● Aim
Gather up the lines that contain "this".

(Records with drawing code)
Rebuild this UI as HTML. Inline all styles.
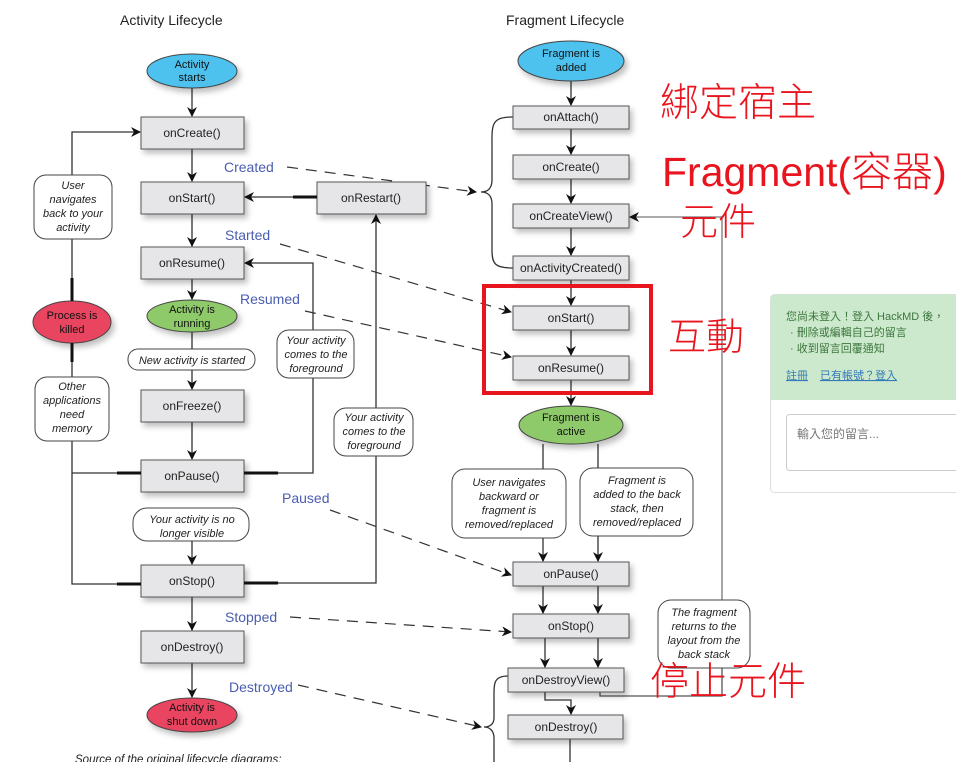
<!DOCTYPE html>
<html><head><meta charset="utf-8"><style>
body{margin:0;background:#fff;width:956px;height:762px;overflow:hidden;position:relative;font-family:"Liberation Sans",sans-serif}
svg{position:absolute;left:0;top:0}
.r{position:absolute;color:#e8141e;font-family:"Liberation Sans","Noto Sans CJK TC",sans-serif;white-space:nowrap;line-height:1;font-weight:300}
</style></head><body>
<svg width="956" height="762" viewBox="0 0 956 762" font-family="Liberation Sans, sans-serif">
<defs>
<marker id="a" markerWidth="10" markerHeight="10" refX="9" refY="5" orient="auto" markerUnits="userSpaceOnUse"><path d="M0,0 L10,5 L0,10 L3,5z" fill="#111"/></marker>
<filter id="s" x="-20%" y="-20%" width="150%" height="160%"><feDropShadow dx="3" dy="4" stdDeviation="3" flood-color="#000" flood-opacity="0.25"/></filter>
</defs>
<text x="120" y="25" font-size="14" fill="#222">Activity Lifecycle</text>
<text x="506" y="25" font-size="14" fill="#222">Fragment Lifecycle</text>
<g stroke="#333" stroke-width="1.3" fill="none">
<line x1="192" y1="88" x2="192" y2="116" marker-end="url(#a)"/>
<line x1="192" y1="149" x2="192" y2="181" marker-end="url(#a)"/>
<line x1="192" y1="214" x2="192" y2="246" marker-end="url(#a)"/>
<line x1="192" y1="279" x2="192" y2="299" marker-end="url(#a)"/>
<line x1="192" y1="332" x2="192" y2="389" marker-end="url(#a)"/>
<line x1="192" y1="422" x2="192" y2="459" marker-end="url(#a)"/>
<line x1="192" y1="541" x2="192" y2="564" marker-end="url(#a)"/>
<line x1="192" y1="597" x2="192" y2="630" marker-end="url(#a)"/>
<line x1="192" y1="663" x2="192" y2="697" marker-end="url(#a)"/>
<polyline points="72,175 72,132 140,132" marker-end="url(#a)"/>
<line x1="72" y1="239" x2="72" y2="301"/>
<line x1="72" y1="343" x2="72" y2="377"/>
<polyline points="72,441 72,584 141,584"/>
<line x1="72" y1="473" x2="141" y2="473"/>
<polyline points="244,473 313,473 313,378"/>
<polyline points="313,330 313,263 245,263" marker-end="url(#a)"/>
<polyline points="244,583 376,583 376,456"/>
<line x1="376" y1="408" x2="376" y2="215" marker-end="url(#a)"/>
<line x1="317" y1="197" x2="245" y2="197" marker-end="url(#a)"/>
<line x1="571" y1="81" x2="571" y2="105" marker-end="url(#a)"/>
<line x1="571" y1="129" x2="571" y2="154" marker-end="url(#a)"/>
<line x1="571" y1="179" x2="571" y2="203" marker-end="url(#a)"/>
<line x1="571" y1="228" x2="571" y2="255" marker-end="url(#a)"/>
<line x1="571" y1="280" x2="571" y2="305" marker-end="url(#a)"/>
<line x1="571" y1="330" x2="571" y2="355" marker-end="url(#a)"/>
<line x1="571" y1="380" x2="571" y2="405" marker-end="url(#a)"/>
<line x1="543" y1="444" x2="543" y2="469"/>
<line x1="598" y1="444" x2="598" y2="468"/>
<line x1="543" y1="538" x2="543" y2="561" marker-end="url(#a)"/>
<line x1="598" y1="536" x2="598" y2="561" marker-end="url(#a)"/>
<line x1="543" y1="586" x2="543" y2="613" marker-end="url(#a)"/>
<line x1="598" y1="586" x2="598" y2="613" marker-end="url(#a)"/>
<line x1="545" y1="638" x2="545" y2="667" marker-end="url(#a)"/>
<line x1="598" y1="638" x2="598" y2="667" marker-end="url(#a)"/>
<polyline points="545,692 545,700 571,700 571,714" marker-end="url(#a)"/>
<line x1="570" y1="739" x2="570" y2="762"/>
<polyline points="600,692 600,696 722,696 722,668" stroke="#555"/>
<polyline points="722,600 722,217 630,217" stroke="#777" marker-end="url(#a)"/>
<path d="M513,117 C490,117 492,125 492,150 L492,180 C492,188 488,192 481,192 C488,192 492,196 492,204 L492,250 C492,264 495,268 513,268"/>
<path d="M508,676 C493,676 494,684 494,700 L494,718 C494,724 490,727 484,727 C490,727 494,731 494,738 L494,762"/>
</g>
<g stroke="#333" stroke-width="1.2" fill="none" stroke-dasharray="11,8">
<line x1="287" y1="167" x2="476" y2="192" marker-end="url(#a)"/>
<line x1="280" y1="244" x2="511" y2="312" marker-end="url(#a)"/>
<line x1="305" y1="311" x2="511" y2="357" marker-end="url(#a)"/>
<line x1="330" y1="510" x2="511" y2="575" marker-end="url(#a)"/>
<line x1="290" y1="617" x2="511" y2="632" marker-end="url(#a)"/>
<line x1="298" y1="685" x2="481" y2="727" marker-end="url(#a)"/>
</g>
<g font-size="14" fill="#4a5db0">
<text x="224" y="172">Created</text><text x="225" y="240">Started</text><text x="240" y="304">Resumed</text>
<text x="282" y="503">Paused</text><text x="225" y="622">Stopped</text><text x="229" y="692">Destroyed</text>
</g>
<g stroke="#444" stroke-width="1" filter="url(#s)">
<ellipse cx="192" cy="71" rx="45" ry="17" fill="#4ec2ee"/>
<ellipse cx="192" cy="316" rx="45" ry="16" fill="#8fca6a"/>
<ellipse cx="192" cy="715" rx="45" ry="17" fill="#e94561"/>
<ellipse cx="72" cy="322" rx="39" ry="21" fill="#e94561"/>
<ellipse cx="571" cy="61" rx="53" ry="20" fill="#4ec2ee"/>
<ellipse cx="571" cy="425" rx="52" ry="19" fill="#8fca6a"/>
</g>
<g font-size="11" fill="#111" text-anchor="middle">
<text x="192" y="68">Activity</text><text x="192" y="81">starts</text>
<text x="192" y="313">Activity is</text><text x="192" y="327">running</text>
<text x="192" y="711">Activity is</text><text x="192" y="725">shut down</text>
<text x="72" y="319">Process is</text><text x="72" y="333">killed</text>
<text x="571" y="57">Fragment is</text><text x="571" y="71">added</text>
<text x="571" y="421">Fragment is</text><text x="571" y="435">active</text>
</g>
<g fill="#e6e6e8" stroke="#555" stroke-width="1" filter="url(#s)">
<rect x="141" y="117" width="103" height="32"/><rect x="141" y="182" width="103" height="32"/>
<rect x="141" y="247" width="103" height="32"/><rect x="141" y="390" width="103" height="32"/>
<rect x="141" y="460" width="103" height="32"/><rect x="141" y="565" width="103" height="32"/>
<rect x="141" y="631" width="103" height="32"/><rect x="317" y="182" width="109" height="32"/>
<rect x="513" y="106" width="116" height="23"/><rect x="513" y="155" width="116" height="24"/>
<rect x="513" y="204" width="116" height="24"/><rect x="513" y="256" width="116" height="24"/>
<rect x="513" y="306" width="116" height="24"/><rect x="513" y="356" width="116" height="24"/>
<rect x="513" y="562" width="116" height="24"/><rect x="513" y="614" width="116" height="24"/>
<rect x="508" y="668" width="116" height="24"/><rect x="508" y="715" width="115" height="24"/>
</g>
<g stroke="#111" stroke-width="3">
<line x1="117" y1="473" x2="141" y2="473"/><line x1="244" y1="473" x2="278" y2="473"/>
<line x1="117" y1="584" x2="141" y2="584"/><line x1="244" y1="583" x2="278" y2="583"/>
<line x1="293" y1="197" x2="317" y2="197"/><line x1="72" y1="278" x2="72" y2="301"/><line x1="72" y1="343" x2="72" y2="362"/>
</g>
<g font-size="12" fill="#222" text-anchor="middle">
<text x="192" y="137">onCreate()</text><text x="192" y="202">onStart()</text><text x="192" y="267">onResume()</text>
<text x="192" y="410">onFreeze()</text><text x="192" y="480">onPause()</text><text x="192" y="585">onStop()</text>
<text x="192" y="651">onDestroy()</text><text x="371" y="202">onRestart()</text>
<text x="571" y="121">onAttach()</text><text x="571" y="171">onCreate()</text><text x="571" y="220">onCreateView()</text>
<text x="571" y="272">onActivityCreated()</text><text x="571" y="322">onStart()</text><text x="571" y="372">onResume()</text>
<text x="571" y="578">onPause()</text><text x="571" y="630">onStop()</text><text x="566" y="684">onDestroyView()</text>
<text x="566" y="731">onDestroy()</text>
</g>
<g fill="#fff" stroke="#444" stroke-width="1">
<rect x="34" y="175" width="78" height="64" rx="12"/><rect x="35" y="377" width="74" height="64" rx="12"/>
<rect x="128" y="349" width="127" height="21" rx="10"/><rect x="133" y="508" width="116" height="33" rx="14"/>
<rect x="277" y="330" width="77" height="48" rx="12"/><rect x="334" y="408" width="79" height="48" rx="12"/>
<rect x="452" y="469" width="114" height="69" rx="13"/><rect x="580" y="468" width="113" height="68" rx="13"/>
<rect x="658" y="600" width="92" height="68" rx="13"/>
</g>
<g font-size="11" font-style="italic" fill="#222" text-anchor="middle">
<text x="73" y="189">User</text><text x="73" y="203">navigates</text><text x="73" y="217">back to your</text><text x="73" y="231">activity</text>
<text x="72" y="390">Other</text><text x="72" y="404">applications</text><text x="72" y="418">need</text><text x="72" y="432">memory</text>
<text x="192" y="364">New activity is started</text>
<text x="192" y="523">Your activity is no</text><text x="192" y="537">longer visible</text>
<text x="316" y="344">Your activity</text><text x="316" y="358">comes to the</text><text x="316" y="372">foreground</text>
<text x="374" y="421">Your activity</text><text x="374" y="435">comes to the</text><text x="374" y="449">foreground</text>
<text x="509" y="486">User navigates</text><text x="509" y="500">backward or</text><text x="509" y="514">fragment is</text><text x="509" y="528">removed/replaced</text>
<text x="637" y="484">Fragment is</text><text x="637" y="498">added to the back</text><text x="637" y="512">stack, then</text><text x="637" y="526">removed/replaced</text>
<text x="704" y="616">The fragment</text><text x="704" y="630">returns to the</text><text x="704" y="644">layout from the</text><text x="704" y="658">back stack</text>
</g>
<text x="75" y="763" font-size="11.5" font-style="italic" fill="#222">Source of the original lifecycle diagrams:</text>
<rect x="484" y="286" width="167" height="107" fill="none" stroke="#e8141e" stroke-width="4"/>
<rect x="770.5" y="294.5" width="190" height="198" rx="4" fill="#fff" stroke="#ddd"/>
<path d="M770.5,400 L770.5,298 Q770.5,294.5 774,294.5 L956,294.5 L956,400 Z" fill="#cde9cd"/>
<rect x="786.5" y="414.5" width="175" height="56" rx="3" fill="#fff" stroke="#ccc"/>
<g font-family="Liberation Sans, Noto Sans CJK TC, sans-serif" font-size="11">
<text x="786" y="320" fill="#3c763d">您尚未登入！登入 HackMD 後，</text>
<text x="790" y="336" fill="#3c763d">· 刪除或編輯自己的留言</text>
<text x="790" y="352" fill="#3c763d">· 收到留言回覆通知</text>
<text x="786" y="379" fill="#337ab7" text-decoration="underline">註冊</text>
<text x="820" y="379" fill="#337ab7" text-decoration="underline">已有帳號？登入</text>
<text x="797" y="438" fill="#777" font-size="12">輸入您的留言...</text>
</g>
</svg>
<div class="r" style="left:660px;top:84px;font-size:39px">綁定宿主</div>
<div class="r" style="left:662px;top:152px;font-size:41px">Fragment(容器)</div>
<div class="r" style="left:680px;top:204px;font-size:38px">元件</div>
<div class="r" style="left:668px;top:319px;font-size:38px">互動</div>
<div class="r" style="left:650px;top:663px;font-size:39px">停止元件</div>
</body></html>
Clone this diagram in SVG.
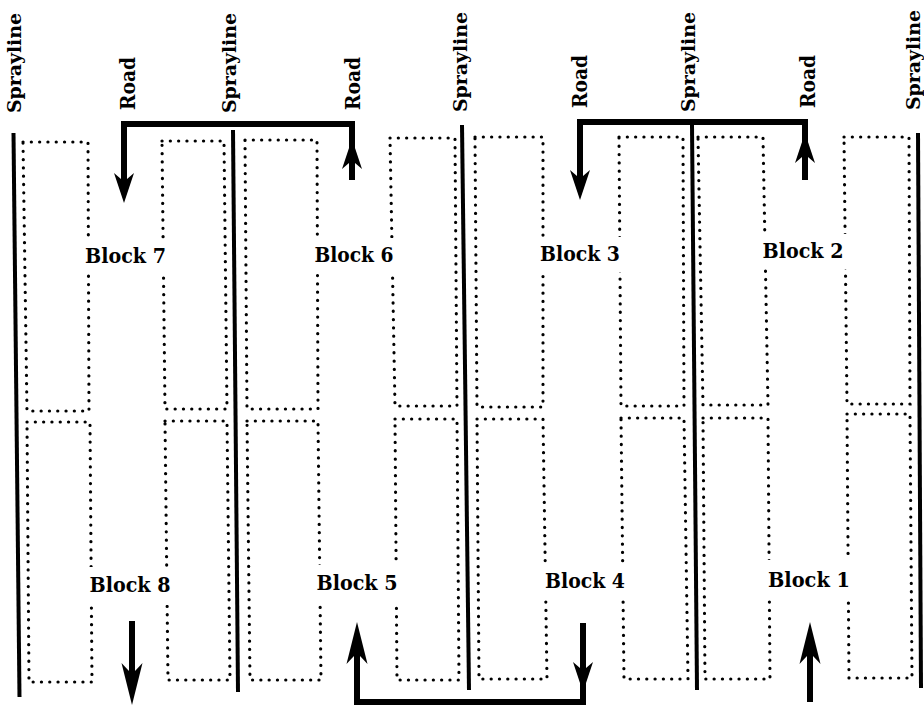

● Solution
Rebuild this UI as HTML. Inline all styles.
Clone this diagram in SVG.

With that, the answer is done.